Data excerpt »
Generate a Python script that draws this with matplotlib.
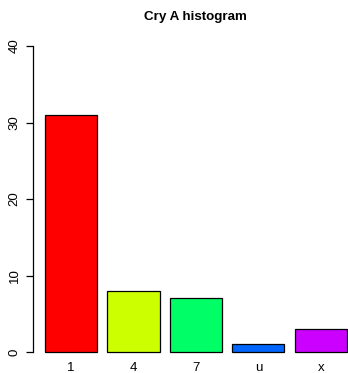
import matplotlib
matplotlib.use("Agg")
import matplotlib.pyplot as plt

# counts per category
categories = ["1", "4", "7", "u", "x"]
counts = [31, 8, 7, 1, 3]
bar_colors = ["#FF0000", "#CCFF00", "#00FF66", "#0066FF", "#CC00FF"]
y_ticks = [0, 10, 20, 30, 40]

plt.rcParams['font.family'] = ['Liberation Sans', 'DejaVu Sans']

W, H = 348, 373
fig = plt.figure(figsize=(W / 100, H / 100), dpi=100)
ax = fig.add_axes([33 / W, (H - 352) / H, (W - 33) / W, (352 - 46) / H])

# R style barplot: width 1, space 0.2
centers = [0.7 + 1.2 * i for i in range(len(counts))]
ax.bar(centers, counts, width=1.0, color=bar_colors, edgecolor="black",
       linewidth=0.9, clip_on=False)

ax.set_xlim(-0.03, 6.02)
ax.set_ylim(0, 40)

for s in ["top", "right", "bottom"]:
    ax.spines[s].set_visible(False)
ax.spines["left"].set_linewidth(0.9)

ax.set_yticks(y_ticks)
ax.set_yticklabels([str(v) for v in y_ticks], rotation=90, va="center",
                   fontsize=9.5)
ax.tick_params(axis="y", length=5, width=0.9, pad=4)

ax.set_xticks(centers)
ax.set_xticklabels(categories, fontsize=9.5)
ax.tick_params(axis="x", length=0, pad=7.5)

fig.text(195 / W, 1 - 17 / H, "Cry A histogram", ha="center", va="center",
         fontsize=9.6, fontweight="bold")

fig.savefig("out.png", dpi=100)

What you should do »
Every line from the top of the material above through the line with "plt.rcParams['font.family'] = ['Liberation" should be duplicated exactly, please; leave out the pictures.

Task output »
Generate a Python script that draws this with matplotlib.
import matplotlib
matplotlib.use("Agg")
import matplotlib.pyplot as plt

# counts per category
categories = ["1", "4", "7", "u", "x"]
counts = [31, 8, 7, 1, 3]
bar_colors = ["#FF0000", "#CCFF00", "#00FF66", "#0066FF", "#CC00FF"]
y_ticks = [0, 10, 20, 30, 40]

plt.rcParams['font.family'] = ['Liberation Sans', 'DejaVu Sans']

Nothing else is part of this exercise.